Collect every line below that contains the word "draw".

*Source material:*
•••
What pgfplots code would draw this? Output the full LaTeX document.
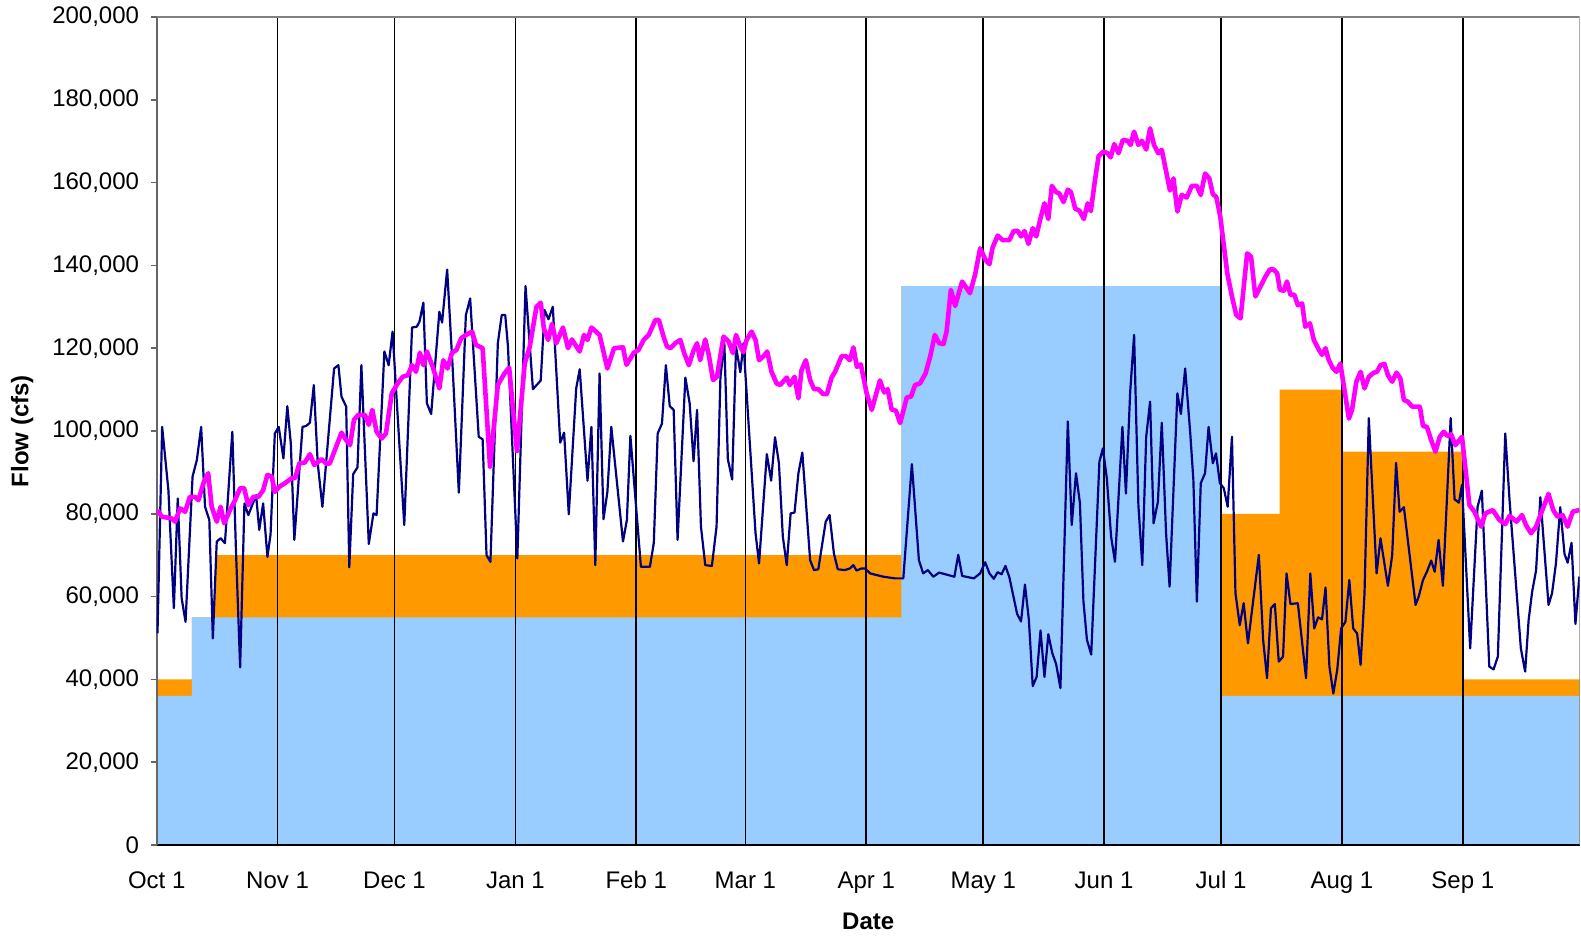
\documentclass[border=0pt]{standalone}
\usepackage{fontspec}
\setmainfont{Liberation Sans}
\usepackage{pgfplots}
\pgfplotsset{compat=1.18}
\definecolor{skyb}{HTML}{99CCFF}
\definecolor{orng}{HTML}{FF9900}
\definecolor{pinkm}{HTML}{FF00FF}
\definecolor{navyb}{HTML}{000080}
\begin{document}
\begin{tikzpicture}
\begin{axis}[
  name=ax,
  set layers,
  width=711.5pt, height=414pt, scale only axis,
  xmin=0, xmax=365, ymin=0, ymax=200000,
  axis x line*=bottom, axis y line*=left,
  x axis line style={black, line width=0.8pt, -},
  y axis line style={black!60, line width=0.8pt, -},
  xtick={0,31,61,92,123,151,182,212,243,273,304,335},
  xticklabels={Oct 1,Nov 1,Dec 1,Jan 1,Feb 1,Mar 1,Apr 1,May 1,Jun 1,Jul 1,Aug 1,Sep 1},
  xmajorgrids, major grid style={black, line width=0.85pt},
  xtick style={draw=none},
  ytick={0,20000,...,200000},
  ytick style={black!60, line width=0.8pt},
  tick align=outside, major tick length=3pt,
  scaled y ticks=false,
  yticklabel style={/pgf/number format/fixed, /pgf/number format/1000 sep={,}, xshift=-2.3pt},
  /pgf/number format/assume math mode=true,
  tick label style={font=\fontsize{12}{14}\selectfont},
  xticklabel style={anchor=base, yshift=-18.5pt},
  xlabel={Date}, ylabel={Flow (cfs)},
  label style={font=\fontsize{12}{14}\selectfont\bfseries},
  xlabel style={at={(axis description cs:0.5,-0.0917)}, anchor=center},
  ylabel style={at={(axis description cs:-0.0945,0.5)}, anchor=center},
]
\addplot[fill=orng, draw=none, on layer=axis background] coordinates {(0,0) (0,40000) (9,40000) (9,55000) (15,55000) (15,70000) (191,70000) (191,135000) (273,135000) (273,80000) (288,80000) (288,110000) (304,110000) (304,95000) (335,95000) (335,40000) (365,40000) (365,0)} \closedcycle;
\addplot[fill=skyb, draw=none, on layer=axis background] coordinates {(0,0) (0,36000) (9,36000) (9,55000) (191,55000) (191,135000) (273,135000) (273,36000) (365,36000) (365,0)} \closedcycle;
\draw[black!50, line width=0.8pt] (rel axis cs:0,1) -- (rel axis cs:1,1) -- (rel axis cs:1,0);
\addplot[navyb, line width=1.1pt, line join=round, mark=none] coordinates {
(0.2,51100) (1.4,101000) (3.0,85700) (4.4,57200) (5.4,83700) (6.4,59600) (7.4,53900) (9.2,89000) (10.3,93000) (11.4,101000) (12.4,81700) (13.5,78500) (14.4,49900) (15.4,73300) (16.4,74100) (17.5,72900) (19.4,99800) (20.3,72100) (21.4,42900) (22.5,82500) (23.5,79700) (25.5,84500) (26.3,76100) (27.3,82500) (28.4,69600) (29.2,75000) (30.3,99400) (31.3,101000) (32.5,93400) (33.5,106000) (34.4,97000) (35.3,73700) (37.4,101000) (38.3,101200) (39.3,102000) (40.3,111100) (41.3,92200) (42.5,81700) (45.5,115100) (46.6,115900) (47.4,108300) (48.6,105900) (49.4,67100) (50.4,89600) (51.5,91200) (52.5,115900) (54.4,72700) (55.6,80100) (56.4,79700) (58.4,119200) (59.5,115900) (60.5,124000) (61.4,109900) (63.5,77300) (65.5,125000) (66.7,125200) (67.4,126400) (68.4,131000) (69.3,106700) (70.4,104100) (72.5,128800) (73.2,126200) (74.5,139000) (75.9,115500) (77.5,85100) (79.3,128000) (80.4,132000) (82.6,98600) (83.6,98000) (84.6,70000) (85.6,68400) (87.5,121200) (88.5,128000) (89.4,128000) (90.1,120400) (92.5,69200) (94.6,135000) (96.5,110100) (98.5,112200) (99.5,129200) (100.5,127000) (101.6,130000) (103.5,97200) (104.5,99600) (105.7,79900) (107.6,110300) (108.5,114900) (110.5,88000) (111.5,101000) (112.5,67600) (113.6,113900) (114.6,78700) (115.6,85300) (116.6,101000) (119.6,73300) (120.6,78500) (121.5,98800) (124.2,67200) (126.5,67200) (127.5,72900) (128.5,99400) (129.6,101800) (130.6,115900) (131.6,106000) (132.6,105100) (133.6,73700) (135.6,112900) (136.7,106700) (137.7,92700) (138.6,105100) (139.6,76900) (140.7,67600) (142.4,67400) (143.6,76900) (144.6,113100) (145.6,121200) (146.5,93200) (147.6,88300) (148.6,120400) (149.7,114200) (150.5,121200) (153.6,75300) (154.5,68000) (156.5,94400) (157.6,88000) (158.6,98500) (159.6,92200) (160.6,74500) (161.6,67600) (162.6,80100) (163.6,80300) (164.6,89800) (165.6,94800) (167.6,68800) (168.6,66400) (169.7,66600) (171.6,78100) (172.6,79700) (173.7,70400) (174.7,66600) (176.5,66400) (177.8,66800) (178.7,67600) (179.5,66300) (180.8,66800) (181.7,66800) (183.0,65600) (186.4,64800) (189.4,64400) (191.5,64400) (193.7,92000) (195.5,68800) (196.6,65600) (197.8,66400) (199.2,64800) (200.7,65800) (204.6,64800) (205.6,70100) (206.6,65000) (209.6,64400) (211.2,65600) (212.5,68300) (213.6,65600) (214.7,64300) (215.7,65900) (216.7,65400) (217.7,67400) (218.7,64700) (219.6,60700) (220.7,55800) (221.7,54000) (222.7,62900) (223.7,54500) (224.7,38400) (225.7,40600) (226.7,51800) (227.7,40600) (228.7,50900) (229.7,46400) (230.7,43700) (231.8,37900) (233.7,102300) (234.7,77300) (235.8,89800) (236.8,82600) (237.7,58900) (238.6,49600) (239.7,46000) (241.8,92600) (242.7,95800) (243.7,88600) (244.8,74500) (245.8,68400) (247.7,101000) (248.6,84900) (249.7,109500) (250.7,123200) (251.8,82100) (252.8,67600) (253.8,98600) (254.8,107100) (255.7,77700) (256.8,82900) (257.8,102000) (258.9,75300) (259.8,62400) (261.8,109100) (262.7,104100) (263.8,115100) (265.1,99500) (265.9,88200) (266.8,58800) (267.8,87400) (268.9,89800) (269.8,101000) (270.9,92200) (271.7,94600) (272.7,87400) (273.7,86200) (274.7,81700) (275.8,98600) (276.7,60800) (277.8,53100) (278.8,58400) (279.9,48700) (282.7,70100) (283.8,49500) (284.8,40300) (285.8,57200) (286.8,58200) (287.8,44300) (288.9,45500) (289.8,65600) (290.8,58200) (292.7,58400) (294.8,40300) (295.9,65600) (296.9,52300) (297.9,55000) (298.9,54500) (299.8,62200) (300.8,43100) (301.8,36600) (302.8,42300) (303.8,52300) (304.9,53900) (305.9,64000) (306.9,52300) (307.9,51100) (308.8,43500) (309.8,60800) (310.9,103100) (312.9,65600) (313.9,74100) (314.9,68000) (315.8,62600) (316.9,70000) (317.9,92300) (318.8,80500) (319.9,81600) (320.9,73700) (322.9,58000) (323.7,60000) (324.8,64000) (325.8,66000) (326.9,68700) (327.8,66000) (328.8,73700) (329.9,62600) (331.9,103100) (332.9,83500) (334.0,82700) (334.8,87000) (336.9,47500) (338.8,81700) (339.9,85600) (341.8,43100) (342.9,42400) (344.0,45500) (345.9,99400) (347.0,83300) (349.9,47500) (351.0,41900) (351.9,54400) (352.8,61200) (353.8,66300) (354.9,84000) (357.0,58000) (357.9,60800) (358.9,68000) (360.0,81600) (361.1,70300) (361.9,68200) (362.9,73000) (363.9,53400) (364.9,64800)
};
\addplot[pinkm, line width=2.3pt, line join=round, mark=none] coordinates {
(0.2,80900) (1.3,79300) (2.6,79100) (3.8,78900) (4.7,78100) (6.0,81300) (7.3,80500) (8.5,84100) (9.8,84100) (10.7,83300) (12.0,87400) (13.2,89800) (14.1,81700) (15.4,78100) (16.4,81700) (17.3,77700) (18.8,80900) (20.1,83300) (21.4,86200) (22.4,86200) (23.5,82100) (24.8,84100) (26.1,84100) (27.3,85700) (28.4,89400) (29.5,89000) (30.3,85300) (31.4,86500) (32.9,87400) (34.6,88600) (35.5,88600) (36.6,92200) (38.0,92400) (39.3,94400) (40.4,91800) (42.3,93200) (43.6,92000) (44.4,92200) (47.4,99600) (48.6,97800) (49.6,96600) (50.6,102700) (51.7,103900) (53.4,103900) (54.4,101500) (55.3,105100) (56.4,99800) (57.7,98200) (58.8,99400) (60.3,109100) (61.8,111500) (63.1,113100) (64.4,113500) (65.5,115900) (66.5,114300) (67.5,118900) (68.4,115900) (69.3,119200) (70.8,115500) (72.5,110300) (73.5,117100) (74.6,115100) (75.7,118800) (76.9,119600) (78.1,122400) (79.3,123200) (80.9,124000) (81.9,120800) (83.6,120000) (85.5,91400) (87.5,111100) (89.2,113900) (90.4,115300) (92.4,95200) (94.4,116300) (95.7,120400) (97.4,130000) (98.5,131000) (99.3,124800) (100.4,122000) (101.4,125900) (102.5,121200) (104.2,125000) (105.5,120000) (106.5,122100) (108.5,119200) (109.6,123200) (110.5,122000) (111.5,125000) (113.6,123200) (115.6,115100) (117.3,120000) (119.6,120200) (120.5,116000) (122.4,118900) (123.6,119600) (124.9,122000) (126.2,123200) (127.9,126800) (128.8,126800) (130.0,122800) (130.9,120400) (131.8,120000) (133.0,121200) (134.3,122000) (135.3,118800) (136.5,115900) (137.6,119200) (138.6,121200) (139.4,117100) (140.7,122100) (141.6,118400) (142.7,112300) (143.7,113100) (145.4,122800) (146.7,121600) (147.8,118800) (148.6,123200) (149.7,120400) (150.5,119000) (151.3,122000) (152.6,124000) (153.6,122000) (154.5,117100) (155.6,118000) (156.6,119200) (157.7,114300) (159.0,111500) (159.9,111100) (161.6,112900) (162.4,111100) (163.6,113100) (164.6,107900) (165.4,114700) (166.5,117100) (167.6,112300) (168.6,110100) (169.7,110100) (171.0,108900) (171.9,108900) (173.1,112900) (174.0,114300) (175.7,118100) (176.7,118100) (177.8,117100) (178.7,120200) (179.6,115500) (180.6,116100) (182.1,109100) (183.4,105100) (185.5,112200) (186.6,109300) (187.5,110100) (188.5,105200) (189.6,104900) (190.7,101900) (192.4,108100) (193.5,108300) (194.5,111100) (195.8,111500) (197.2,113900) (198.4,118000) (199.6,123200) (200.7,121200) (201.8,121000) (202.6,124000) (203.7,134100) (204.8,130200) (206.6,136100) (208.6,133300) (209.9,137700) (211.2,144100) (212.7,141200) (213.6,140300) (214.4,144300) (215.7,147200) (217.0,146100) (218.7,146100) (219.8,148300) (220.9,148300) (221.7,147000) (222.6,148300) (223.6,145200) (224.7,149000) (225.6,147000) (226.7,151400) (227.7,155000) (228.7,151200) (229.6,159200) (230.7,157700) (231.5,157400) (232.6,155300) (233.7,158300) (234.5,157700) (235.6,153700) (236.7,153200) (237.8,151200) (238.8,155000) (239.6,153100) (240.7,160800) (241.6,166400) (242.8,167500) (243.9,167100) (244.7,166100) (245.6,169300) (246.7,167100) (247.8,170300) (249.0,170100) (249.8,169100) (250.7,172300) (251.8,169100) (252.7,170100) (253.8,168000) (254.8,173100) (255.8,169100) (256.9,167100) (257.8,167900) (259.9,158100) (260.8,161000) (261.8,153000) (262.9,157000) (264.2,156400) (265.5,159200) (266.8,159200) (267.8,157000) (268.9,162200) (270.0,161000) (270.9,157200) (271.8,156500) (272.8,151800) (274.6,138100) (275.8,132500) (276.9,128000) (278.0,127200) (279.7,142900) (280.7,142100) (281.8,132500) (283.1,134900) (284.4,137300) (285.5,139000) (286.5,139000) (287.4,138100) (288.1,134100) (289.1,133900) (289.9,136100) (290.8,132900) (291.8,132900) (292.7,130400) (293.8,130800) (294.6,125200) (295.8,126000) (296.8,122000) (298.1,119600) (298.9,118400) (299.8,120000) (300.6,117200) (301.6,115300) (302.6,114300) (303.6,116300) (305.8,103000) (306.6,105100) (307.7,111900) (308.8,114300) (309.8,110300) (310.9,113100) (312.2,114100) (313.0,114300) (313.9,115900) (314.9,116200) (315.8,113500) (316.9,111900) (318.0,114100) (319.0,112700) (319.9,107500) (320.9,107100) (322.0,105900) (324.0,105900) (324.8,101200) (325.8,101000) (326.9,97800) (328.0,95000) (329.1,98600) (330.1,99800) (331.1,98800) (332.0,99200) (333.1,96600) (334.8,98600) (336.7,82100) (338.0,80500) (339.7,76900) (340.8,80100) (342.7,80900) (344.4,78500) (345.9,77500) (347.0,79500) (348.8,78100) (350.2,79700) (351.2,77300) (352.5,75300) (353.8,76900) (355.1,80100) (357.0,84800) (358.2,80900) (359.3,79300) (360.6,79700) (361.9,76900) (363.2,80500) (364.9,80900)
};
\end{axis}
\pgfresetboundingbox
\path[use as bounding box] ([xshift=-78.35pt,yshift=-46pt]ax.south west) rectangle ([xshift=0.65pt,yshift=8.5pt]ax.north east);
\end{tikzpicture}
\end{document}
•••
*Result for this task:*
What pgfplots code would draw this? Output the full LaTeX document.
  xtick style={draw=none},
\addplot[fill=orng, draw=none, on layer=axis background] coordinates {(0,0) (0,40000) (9,40000) (9,55000) (15,55000) (15,70000) (191,70000) (191,135000) (273,135000) (273,80000) (288,80000) (288,110000) (304,110000) (304,95000) (335,95000) (335,40000) (365,40000) (365,0)} \closedcycle;
\addplot[fill=skyb, draw=none, on layer=axis background] coordinates {(0,0) (0,36000) (9,36000) (9,55000) (191,55000) (191,135000) (273,135000) (273,36000) (365,36000) (365,0)} \closedcycle;
\draw[black!50, line width=0.8pt] (rel axis cs:0,1) -- (rel axis cs:1,1) -- (rel axis cs:1,0);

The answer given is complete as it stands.